Equality. The Church-Rosser theorem. Normal forms.
The Lambda calculus. Lambda-terms, alpha and beta conversions.
Free and bound variables. Abbreviations in the notation.
Pure and applied lambda calculi. Relationship
between combinators, lambda calculus and typical programming languages.
Eager and Lazy evaluation.
Encoding of data: booleans, tuples, lists and trees, numbers.
The treatment of recursion: the Y combinator and its use.
Modelling imperative programming styles: handling state information
and the continuation-passing style. Return address seen as an additional
continuation parameter.
Relationship between this and Turing computability, the halting problem etc.
Combinator reduction as tree-rewrites. Conversion from lambda-calculus to
combinators. The treatment of lambda-bindings
in an interpreter: the environment. Closures. ML implementation of
lambda-calculus. SECD machine. Brief survey of performance issues.

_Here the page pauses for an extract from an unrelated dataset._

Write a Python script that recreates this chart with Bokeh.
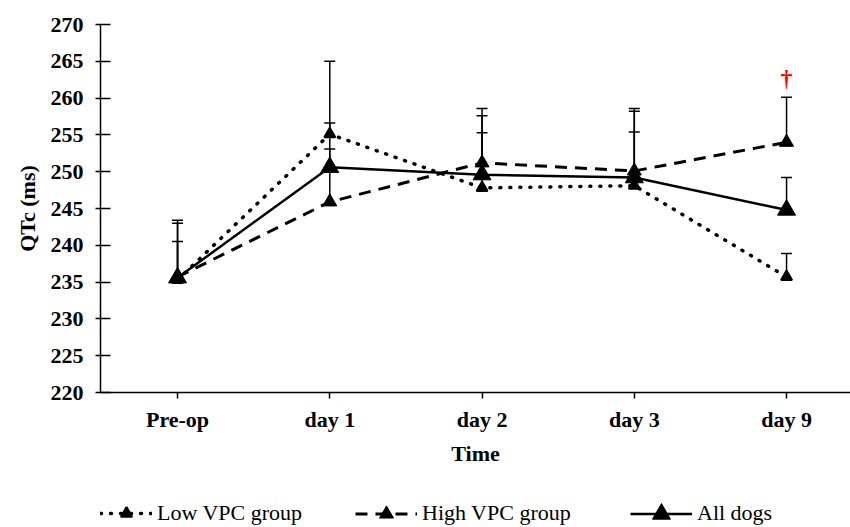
from bokeh.plotting import figure
from bokeh.layouts import column
from bokeh.models import (ColumnDataSource, Range1d, FixedTicker, Whisker, TeeHead,
                          Legend, LegendItem)
from bokeh.core.properties import value
from bokeh.embed import file_html
from bokeh.resources import INLINE

# QTc (ms) over time, mean with upper error bar
time_labels = ["Pre-op", "day 1", "day 2", "day 3", "day 9"]

low_vpc = [235.3, 255.1, 247.8, 248.1, 235.7]
low_vpc_upper = [243.4, 256.6, 257.6, 258.2, 238.9]

high_vpc = [235.7, 245.9, 251.2, 250.1, 254.0]
high_vpc_upper = [243.0, 265.0, 258.6, 258.6, 260.1]

all_dogs = [235.6, 250.6, 249.6, 249.2, 244.8]
all_dogs_upper = [240.5, 253.1, 255.3, 255.4, 249.2]

series_names = ["Low VPC group", "High VPC group", "All dogs"]

# significance marker (day 9)
dagger_x = [4]
dagger_y = [262.7]

FONT = "Liberation Serif"
xs = list(range(len(time_labels)))

# line / marker style per series
STYLES = [
    dict(line=dict(line_color="black", line_width=3.5, line_dash="1 9", line_cap="round"),
         mark=dict(marker="triangle", size=11, fill_color="black", line_color="black", line_width=2)),
    dict(line=dict(line_color="black", line_width=3, line_dash="12 8"),
         mark=dict(marker="triangle", size=14, fill_color="black", line_color="black")),
    dict(line=dict(line_color="black", line_width=2.5),
         mark=dict(marker="triangle", size=18, fill_color="black", line_color="black")),
]

p = figure(width=850, height=467, output_backend="svg", toolbar_location=None,
           x_range=Range1d(-0.506, 4.42), y_range=Range1d(220, 270),
           frame_width=750, frame_height=368,
           min_border_left=100, min_border_right=0, min_border_top=24,
           min_border_bottom=75)
p.outline_line_color = None
p.grid.visible = False

# error bars (upper only)
for means, uppers in [(low_vpc, low_vpc_upper), (high_vpc, high_vpc_upper),
                      (all_dogs, all_dogs_upper)]:
    src = ColumnDataSource(dict(x=xs, lo=means, hi=uppers))
    w = Whisker(base="x", lower="lo", upper="hi", source=src,
                line_color="black", line_width=1.5,
                upper_head=TeeHead(size=11, line_color="black", line_width=1.5),
                lower_head=None)
    p.add_layout(w)

# series lines and markers
for vals, st in zip([low_vpc, high_vpc, all_dogs], STYLES):
    p.line(xs, vals, **st["line"])
    p.scatter(xs, vals, **st["mark"])

p.text(x=dagger_x, y=dagger_y, text=["†"], text_color="red",
       text_font=value(FONT), text_font_size="24px", text_font_style="bold",
       text_align="center", text_baseline="middle")

# axes
p.xaxis.ticker = FixedTicker(ticks=xs)
p.xaxis.major_label_overrides = {i: t for i, t in enumerate(time_labels)}
p.xaxis.axis_label = "Time"
p.yaxis.axis_label = "QTc (ms)"
p.yaxis.ticker = FixedTicker(ticks=list(range(220, 271, 5)))

for ax in (p.xaxis[0], p.yaxis[0]):
    ax.axis_line_color = "black"
    ax.axis_line_width = 1.5
    ax.major_tick_line_color = "black"
    ax.major_tick_line_width = 1.5
    ax.minor_tick_line_color = None
    ax.major_label_text_font = FONT
    ax.major_label_text_font_style = "bold"
    ax.major_label_text_font_size = "22px"
    ax.major_label_text_color = "black"
    ax.axis_label_text_font = FONT
    ax.axis_label_text_font_style = "bold"
    ax.axis_label_text_font_size = "22px"
    ax.axis_label_text_color = "black"

p.xaxis.major_tick_in = 0
p.xaxis.major_tick_out = 6
p.xaxis.major_label_standoff = 8
p.xaxis.axis_label_standoff = 6
p.yaxis.major_tick_in = 10
p.yaxis.major_tick_out = 5
p.yaxis.major_label_standoff = 12
p.yaxis.axis_label_standoff = 8

# legend strip below the chart (its frame lines up with the chart frame)
leg = figure(width=850, height=60, output_backend="svg", toolbar_location=None,
             x_range=Range1d(0, 1), y_range=Range1d(0, 1),
             frame_width=750, frame_height=60,
             min_border_left=100, min_border_right=0, min_border_top=0,
             min_border_bottom=0, x_axis_type=None, y_axis_type=None)
leg.outline_line_color = None
leg.grid.visible = False

legend_x = [0, 255, 530]
glyph_w = [52, 62, 62]
# legend markers are sized from the glyph box (0.4 x its smaller side)
glyph_h = [28, 35, 45]
for name, st, lx, gw, gh in zip(series_names, STYLES, legend_x, glyph_w, glyph_h):
    # one point outside the visible range so the legend has a glyph to draw
    r_line = leg.line([-5, -4], [-5, -5], **st["line"])
    r_mark = leg.scatter([-5], [-5], **st["mark"])
    lg = Legend(items=[LegendItem(label=name, renderers=[r_line, r_mark])],
                location=(lx, 15 - gh / 2), label_text_font=FONT,
                label_text_font_size="22px", label_text_color="black",
                glyph_width=gw, glyph_height=gh,
                label_standoff=5, border_line_color=None,
                background_fill_alpha=0, padding=0, margin=0)
    leg.add_layout(lg)

layout = column(p, leg, spacing=0)

open("out.html", "w").write(file_html(layout, INLINE))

Let-polymorphism reviewed following the Part IA coverage
of ML. Unification. A type-reconstruction algorithm. Decidability and
potential costs.
Objectives
At the end of the course students should
understand the rules for the construction and processing
of combinatory terms and terms in the lambda calculus
know how to model all major aspects of general-purpose
computation in terms of these primitives
know how lambda terms may be efficiently interpreted by machine
be able to derive ML-style type judgements
for languages based upon the lambda-calculus
Recommended reading
Hindley, J.R. & Seldin, J.P. (1986). Introduction to combinators and lambda-calculus. Cambridge University Press (now out of print but try a
library).
Revesz, G.E. (1988). Lambda calculus, combinators and functional programming. Cambridge University Press (now out of print but try a library).